There is no such thing as a secondary benefit. A secondary benefit, as the phrase has been used in the benefit-cost literature, is in fact a benefit in support of an objective other than efficiency. The word benefit (and the word cost, too) has no meaning by itself, but only in association with an objective; there are efficiency benefits, income redistribution benefits, and others. Thus, if the objective function for a public program involves more than economic efficiency — and it will in most cases — there is no legitimate reason for holding that the efficiency benefits are primary and should be included in the benefit-cost analysis whereas benefits in support of other objectives are secondary and should be mentioned, if at all, in separate subsidiary paragraphs of the survey report.

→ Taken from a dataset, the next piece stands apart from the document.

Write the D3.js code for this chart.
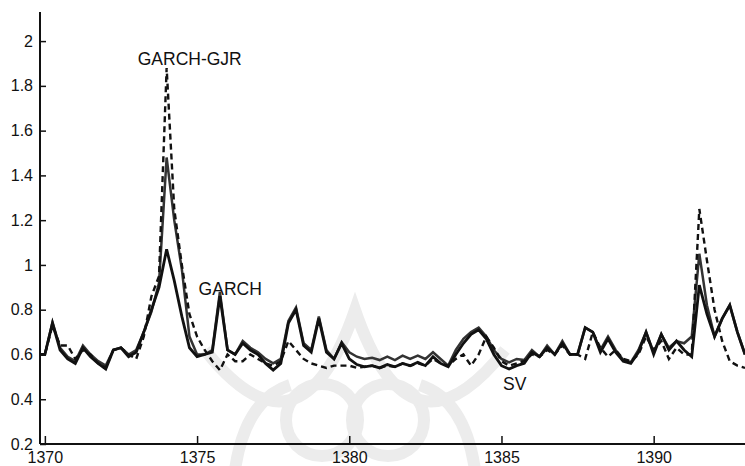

The executive agencies have painted themselves into the efficiency box. In 1950 the Subcommittee on Benefits and Costs of the Federal Inter-Agency River Basin Committee gave overwhelming emphasis to the efficiency ranking function in its now well-known “Green Book” report. In 1952 the Bureau of the Budget, in a Budget Circular that neither required nor invited formal review and approval by the Congress, nailed this emphasis into national policy, adopting it as the standard by which the Bureau would review agency projects to determine their standing in the President’s program. And soon thereafter agency planning manuals were revised, where necessary, to reflect this Budget Circular. In this way benefits to all became virtually restricted to benefits that increase national product.
The federal bureaucrats, it should be noted, were not acting in a vacuum; they were reflecting the doctrines of the new welfare economics which has focused entirely on economic efficiency.